───── Material
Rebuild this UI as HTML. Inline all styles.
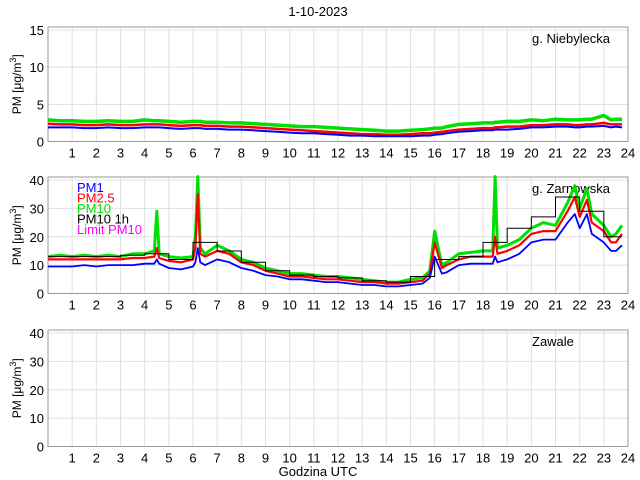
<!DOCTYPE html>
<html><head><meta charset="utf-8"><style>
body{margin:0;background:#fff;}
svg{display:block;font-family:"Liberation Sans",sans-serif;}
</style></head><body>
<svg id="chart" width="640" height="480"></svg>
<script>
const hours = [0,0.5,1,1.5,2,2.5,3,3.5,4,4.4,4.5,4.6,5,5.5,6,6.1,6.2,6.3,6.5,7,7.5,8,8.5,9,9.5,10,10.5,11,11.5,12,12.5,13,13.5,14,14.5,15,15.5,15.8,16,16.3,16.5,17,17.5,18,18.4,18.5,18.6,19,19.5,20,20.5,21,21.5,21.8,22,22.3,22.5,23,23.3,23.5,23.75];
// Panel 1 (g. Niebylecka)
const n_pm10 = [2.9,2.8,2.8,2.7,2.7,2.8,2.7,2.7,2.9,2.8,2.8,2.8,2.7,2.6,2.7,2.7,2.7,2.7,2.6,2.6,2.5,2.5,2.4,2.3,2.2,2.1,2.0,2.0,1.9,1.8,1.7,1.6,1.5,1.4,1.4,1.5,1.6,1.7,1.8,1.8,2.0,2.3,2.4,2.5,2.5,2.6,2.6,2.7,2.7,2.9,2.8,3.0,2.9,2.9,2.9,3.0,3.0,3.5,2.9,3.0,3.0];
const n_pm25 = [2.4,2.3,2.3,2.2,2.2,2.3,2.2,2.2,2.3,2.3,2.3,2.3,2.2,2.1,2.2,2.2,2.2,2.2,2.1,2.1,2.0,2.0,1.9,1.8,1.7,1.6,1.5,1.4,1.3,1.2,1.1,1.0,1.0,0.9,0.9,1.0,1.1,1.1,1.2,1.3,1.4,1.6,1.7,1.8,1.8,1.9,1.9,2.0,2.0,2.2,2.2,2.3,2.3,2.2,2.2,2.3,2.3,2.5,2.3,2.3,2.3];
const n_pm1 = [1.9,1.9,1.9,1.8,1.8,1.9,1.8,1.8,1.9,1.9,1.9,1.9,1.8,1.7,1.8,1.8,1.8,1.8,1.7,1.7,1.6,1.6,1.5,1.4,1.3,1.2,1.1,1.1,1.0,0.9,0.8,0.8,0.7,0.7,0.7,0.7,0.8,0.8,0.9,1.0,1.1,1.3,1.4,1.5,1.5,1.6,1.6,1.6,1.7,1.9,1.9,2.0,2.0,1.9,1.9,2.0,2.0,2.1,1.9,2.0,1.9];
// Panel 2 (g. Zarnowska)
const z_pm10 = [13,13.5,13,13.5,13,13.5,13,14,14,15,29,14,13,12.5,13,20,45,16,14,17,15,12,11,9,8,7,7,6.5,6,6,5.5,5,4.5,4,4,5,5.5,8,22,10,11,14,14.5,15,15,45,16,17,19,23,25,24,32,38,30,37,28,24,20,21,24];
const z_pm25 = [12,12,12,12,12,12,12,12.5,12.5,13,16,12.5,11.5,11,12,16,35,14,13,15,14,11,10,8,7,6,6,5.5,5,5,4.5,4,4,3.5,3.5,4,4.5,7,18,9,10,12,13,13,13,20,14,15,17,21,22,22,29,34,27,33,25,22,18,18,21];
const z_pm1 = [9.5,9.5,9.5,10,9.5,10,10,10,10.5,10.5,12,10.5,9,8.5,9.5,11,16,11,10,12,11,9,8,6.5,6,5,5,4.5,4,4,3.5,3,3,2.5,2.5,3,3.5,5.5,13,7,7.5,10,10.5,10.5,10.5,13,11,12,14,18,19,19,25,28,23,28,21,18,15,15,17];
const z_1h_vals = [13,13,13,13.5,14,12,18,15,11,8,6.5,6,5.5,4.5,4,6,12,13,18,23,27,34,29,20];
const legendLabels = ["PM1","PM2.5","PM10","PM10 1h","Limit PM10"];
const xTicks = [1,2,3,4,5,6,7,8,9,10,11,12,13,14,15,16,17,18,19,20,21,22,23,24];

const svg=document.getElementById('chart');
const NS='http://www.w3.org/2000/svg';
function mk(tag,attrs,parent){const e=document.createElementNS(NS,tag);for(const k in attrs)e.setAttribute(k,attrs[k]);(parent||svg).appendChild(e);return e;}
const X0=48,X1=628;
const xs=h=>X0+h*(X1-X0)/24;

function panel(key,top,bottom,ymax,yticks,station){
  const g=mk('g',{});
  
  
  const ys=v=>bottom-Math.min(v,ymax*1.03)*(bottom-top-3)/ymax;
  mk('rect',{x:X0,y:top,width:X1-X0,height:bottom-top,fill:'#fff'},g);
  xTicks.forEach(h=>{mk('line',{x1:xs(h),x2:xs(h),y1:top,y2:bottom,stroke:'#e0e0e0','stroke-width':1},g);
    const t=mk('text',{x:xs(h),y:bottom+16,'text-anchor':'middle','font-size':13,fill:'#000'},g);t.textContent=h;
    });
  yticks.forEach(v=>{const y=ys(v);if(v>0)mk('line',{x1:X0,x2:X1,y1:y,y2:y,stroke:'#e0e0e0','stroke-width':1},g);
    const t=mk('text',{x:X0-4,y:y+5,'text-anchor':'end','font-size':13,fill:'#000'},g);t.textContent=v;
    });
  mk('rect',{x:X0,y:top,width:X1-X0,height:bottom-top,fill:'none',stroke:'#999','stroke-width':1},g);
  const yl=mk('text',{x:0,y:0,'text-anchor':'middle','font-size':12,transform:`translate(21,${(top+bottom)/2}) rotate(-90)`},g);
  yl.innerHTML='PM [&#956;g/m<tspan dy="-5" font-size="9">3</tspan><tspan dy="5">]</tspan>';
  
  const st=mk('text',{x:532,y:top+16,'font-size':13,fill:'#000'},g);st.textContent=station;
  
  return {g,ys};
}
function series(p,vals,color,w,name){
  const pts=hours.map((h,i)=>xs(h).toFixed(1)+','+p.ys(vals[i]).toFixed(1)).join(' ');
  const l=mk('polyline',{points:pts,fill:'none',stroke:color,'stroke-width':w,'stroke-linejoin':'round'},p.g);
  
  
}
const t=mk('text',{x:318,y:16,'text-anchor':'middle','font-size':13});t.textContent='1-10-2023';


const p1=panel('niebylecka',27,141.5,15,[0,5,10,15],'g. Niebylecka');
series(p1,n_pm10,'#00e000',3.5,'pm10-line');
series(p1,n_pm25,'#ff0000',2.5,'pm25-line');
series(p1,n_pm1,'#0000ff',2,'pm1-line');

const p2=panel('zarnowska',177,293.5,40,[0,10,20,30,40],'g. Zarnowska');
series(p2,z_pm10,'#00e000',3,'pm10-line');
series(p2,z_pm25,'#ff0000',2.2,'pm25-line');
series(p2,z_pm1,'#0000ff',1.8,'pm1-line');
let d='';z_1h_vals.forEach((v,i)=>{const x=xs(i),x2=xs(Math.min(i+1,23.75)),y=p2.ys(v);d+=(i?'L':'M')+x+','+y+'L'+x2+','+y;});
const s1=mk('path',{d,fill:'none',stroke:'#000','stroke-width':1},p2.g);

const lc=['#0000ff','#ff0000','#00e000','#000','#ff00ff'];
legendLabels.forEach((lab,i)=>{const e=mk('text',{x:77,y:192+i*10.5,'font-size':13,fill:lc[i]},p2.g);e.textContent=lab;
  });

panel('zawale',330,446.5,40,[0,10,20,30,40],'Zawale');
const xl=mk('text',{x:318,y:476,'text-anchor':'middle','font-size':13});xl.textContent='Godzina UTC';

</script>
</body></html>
──────────
## Short problem
From the material above, copy everything exactly but the pictures.

## Response to this task
Rebuild this UI as HTML. Inline all styles.
<!DOCTYPE html>
<html><head><meta charset="utf-8"><style>
body{margin:0;background:#fff;}
svg{display:block;font-family:"Liberation Sans",sans-serif;}
</style></head><body>
<svg id="chart" width="640" height="480"></svg>
<script>
const hours = [0,0.5,1,1.5,2,2.5,3,3.5,4,4.4,4.5,4.6,5,5.5,6,6.1,6.2,6.3,6.5,7,7.5,8,8.5,9,9.5,10,10.5,11,11.5,12,12.5,13,13.5,14,14.5,15,15.5,15.8,16,16.3,16.5,17,17.5,18,18.4,18.5,18.6,19,19.5,20,20.5,21,21.5,21.8,22,22.3,22.5,23,23.3,23.5,23.75];
// Panel 1 (g. Niebylecka)
const n_pm10 = [2.9,2.8,2.8,2.7,2.7,2.8,2.7,2.7,2.9,2.8,2.8,2.8,2.7,2.6,2.7,2.7,2.7,2.7,2.6,2.6,2.5,2.5,2.4,2.3,2.2,2.1,2.0,2.0,1.9,1.8,1.7,1.6,1.5,1.4,1.4,1.5,1.6,1.7,1.8,1.8,2.0,2.3,2.4,2.5,2.5,2.6,2.6,2.7,2.7,2.9,2.8,3.0,2.9,2.9,2.9,3.0,3.0,3.5,2.9,3.0,3.0];
const n_pm25 = [2.4,2.3,2.3,2.2,2.2,2.3,2.2,2.2,2.3,2.3,2.3,2.3,2.2,2.1,2.2,2.2,2.2,2.2,2.1,2.1,2.0,2.0,1.9,1.8,1.7,1.6,1.5,1.4,1.3,1.2,1.1,1.0,1.0,0.9,0.9,1.0,1.1,1.1,1.2,1.3,1.4,1.6,1.7,1.8,1.8,1.9,1.9,2.0,2.0,2.2,2.2,2.3,2.3,2.2,2.2,2.3,2.3,2.5,2.3,2.3,2.3];
const n_pm1 = [1.9,1.9,1.9,1.8,1.8,1.9,1.8,1.8,1.9,1.9,1.9,1.9,1.8,1.7,1.8,1.8,1.8,1.8,1.7,1.7,1.6,1.6,1.5,1.4,1.3,1.2,1.1,1.1,1.0,0.9,0.8,0.8,0.7,0.7,0.7,0.7,0.8,0.8,0.9,1.0,1.1,1.3,1.4,1.5,1.5,1.6,1.6,1.6,1.7,1.9,1.9,2.0,2.0,1.9,1.9,2.0,2.0,2.1,1.9,2.0,1.9];
// Panel 2 (g. Zarnowska)
const z_pm10 = [13,13.5,13,13.5,13,13.5,13,14,14,15,29,14,13,12.5,13,20,45,16,14,17,15,12,11,9,8,7,7,6.5,6,6,5.5,5,4.5,4,4,5,5.5,8,22,10,11,14,14.5,15,15,45,16,17,19,23,25,24,32,38,30,37,28,24,20,21,24];
const z_pm25 = [12,12,12,12,12,12,12,12.5,12.5,13,16,12.5,11.5,11,12,16,35,14,13,15,14,11,10,8,7,6,6,5.5,5,5,4.5,4,4,3.5,3.5,4,4.5,7,18,9,10,12,13,13,13,20,14,15,17,21,22,22,29,34,27,33,25,22,18,18,21];
const z_pm1 = [9.5,9.5,9.5,10,9.5,10,10,10,10.5,10.5,12,10.5,9,8.5,9.5,11,16,11,10,12,11,9,8,6.5,6,5,5,4.5,4,4,3.5,3,3,2.5,2.5,3,3.5,5.5,13,7,7.5,10,10.5,10.5,10.5,13,11,12,14,18,19,19,25,28,23,28,21,18,15,15,17];
const z_1h_vals = [13,13,13,13.5,14,12,18,15,11,8,6.5,6,5.5,4.5,4,6,12,13,18,23,27,34,29,20];
const legendLabels = ["PM1","PM2.5","PM10","PM10 1h","Limit PM10"];
const xTicks = [1,2,3,4,5,6,7,8,9,10,11,12,13,14,15,16,17,18,19,20,21,22,23,24];

const svg=document.getElementById('chart');
const NS='http://www.w3.org/2000/svg';
function mk(tag,attrs,parent){const e=document.createElementNS(NS,tag);for(const k in attrs)e.setAttribute(k,attrs[k]);(parent||svg).appendChild(e);return e;}
const X0=48,X1=628;
const xs=h=>X0+h*(X1-X0)/24;

function panel(key,top,bottom,ymax,yticks,station){
  const g=mk('g',{});
  
  
  const ys=v=>bottom-Math.min(v,ymax*1.03)*(bottom-top-3)/ymax;
  mk('rect',{x:X0,y:top,width:X1-X0,height:bottom-top,fill:'#fff'},g);
  xTicks.forEach(h=>{mk('line',{x1:xs(h),x2:xs(h),y1:top,y2:bottom,stroke:'#e0e0e0','stroke-width':1},g);
    const t=mk('text',{x:xs(h),y:bottom+16,'text-anchor':'middle','font-size':13,fill:'#000'},g);t.textContent=h;
    });
  yticks.forEach(v=>{const y=ys(v);if(v>0)mk('line',{x1:X0,x2:X1,y1:y,y2:y,stroke:'#e0e0e0','stroke-width':1},g);
    const t=mk('text',{x:X0-4,y:y+5,'text-anchor':'end','font-size':13,fill:'#000'},g);t.textContent=v;
    });
  mk('rect',{x:X0,y:top,width:X1-X0,height:bottom-top,fill:'none',stroke:'#999','stroke-width':1},g);
  const yl=mk('text',{x:0,y:0,'text-anchor':'middle','font-size':12,transform:`translate(21,${(top+bottom)/2}) rotate(-90)`},g);
  yl.innerHTML='PM [&#956;g/m<tspan dy="-5" font-size="9">3</tspan><tspan dy="5">]</tspan>';
  
  const st=mk('text',{x:532,y:top+16,'font-size':13,fill:'#000'},g);st.textContent=station;
  
  return {g,ys};
}
function series(p,vals,color,w,name){
  const pts=hours.map((h,i)=>xs(h).toFixed(1)+','+p.ys(vals[i]).toFixed(1)).join(' ');
  const l=mk('polyline',{points:pts,fill:'none',stroke:color,'stroke-width':w,'stroke-linejoin':'round'},p.g);
  
  
}
const t=mk('text',{x:318,y:16,'text-anchor':'middle','font-size':13});t.textContent='1-10-2023';


const p1=panel('niebylecka',27,141.5,15,[0,5,10,15],'g. Niebylecka');
series(p1,n_pm10,'#00e000',3.5,'pm10-line');
series(p1,n_pm25,'#ff0000',2.5,'pm25-line');
series(p1,n_pm1,'#0000ff',2,'pm1-line');

const p2=panel('zarnowska',177,293.5,40,[0,10,20,30,40],'g. Zarnowska');
series(p2,z_pm10,'#00e000',3,'pm10-line');
series(p2,z_pm25,'#ff0000',2.2,'pm25-line');
series(p2,z_pm1,'#0000ff',1.8,'pm1-line');
let d='';z_1h_vals.forEach((v,i)=>{const x=xs(i),x2=xs(Math.min(i+1,23.75)),y=p2.ys(v);d+=(i?'L':'M')+x+','+y+'L'+x2+','+y;});
const s1=mk('path',{d,fill:'none',stroke:'#000','stroke-width':1},p2.g);

const lc=['#0000ff','#ff0000','#00e000','#000','#ff00ff'];
legendLabels.forEach((lab,i)=>{const e=mk('text',{x:77,y:192+i*10.5,'font-size':13,fill:lc[i]},p2.g);e.textContent=lab;
  });

panel('zawale',330,446.5,40,[0,10,20,30,40],'Zawale');
const xl=mk('text',{x:318,y:476,'text-anchor':'middle','font-size':13});xl.textContent='Godzina UTC';

</script>
</body></html>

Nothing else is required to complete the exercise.